As mentioned above, polyspecificity is a highly undesirable property that has been linked to poor antibody pharmacokinetics (Wu et al., 2007; Hötzel et al., 2012). Certain polyspecificity assays have been reported in the art to serve as medium-throughput substitutes for broad panel tissue immunohistochemistry. Wardemann and colleagues have reported an enzyme-linked immunosorbent assay (ELISA) method using LPS, Insulin, dsDNA, and ssDNA to study polyreactivity in natural antibody repertoires over the course of B-cell maturation (Wardemann et al., 2003). Protein biochips in which a diverse set of proteins are spotted onto an array for high-throughput ELISAs are another type of screening tool. A chip with ˜400 different human proteins from Protagen (Dortmund, Germany) has been reported to compare favorably with IHC staining analysis (Lueking et al., 2008), as well as a measure of off-target binding of clinically approved TNF-alpha inhibitors (Feyen et al., 2008).
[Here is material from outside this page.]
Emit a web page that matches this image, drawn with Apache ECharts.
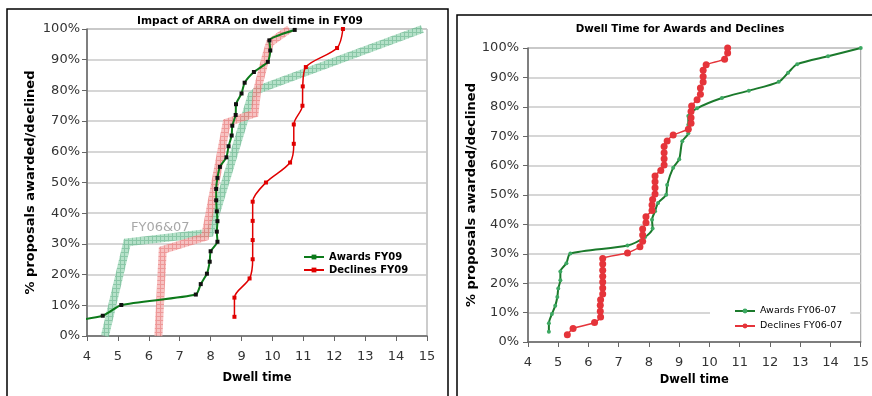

More recently, Frese et al. reported on a 384-well assay that measures polyreactivity to 32 test proteins, termed Protein Panel Profiling or 3P (Frese et al., 2013). Using this assay, the authors showed that FDA-approved therapeutic antibodies show a highly specific profile to the 32 test proteins and apply it to screen candidates from a phage selection process. These particular polyreactivity profiling assays have not yet been correlated with downstream development issues such as solubility, expression, and stability. A recent advance in this area was reported by Hötzel et al., in which a baculovirus particle (BVP) ELISA was shown to predict faster antibody non-target mediated clearance in vivo, while traditional biophysical properties such as Size Exclusion Chromatography retention time, Hydrophobic Interaction Chromatography elution time, Fv charge, and pI did not (Hötzel, et al., 2012).
Accordingly, there is a need in the art for reagents and methods which may be easily generated and implemented into current high-throughput display methodologies which, inter alia, provide for upstream detection and/or counter-selection against non-developable polypeptides, such as antibodies, that are predisposed to suffer from poor developability. There is also a need in the art for reagents and methods with which current libraries may be enriched for developable antibodies by detecting non-developable antibodies in the library and either discarding them or avoiding their inclusion as selected antibodies when performing selections.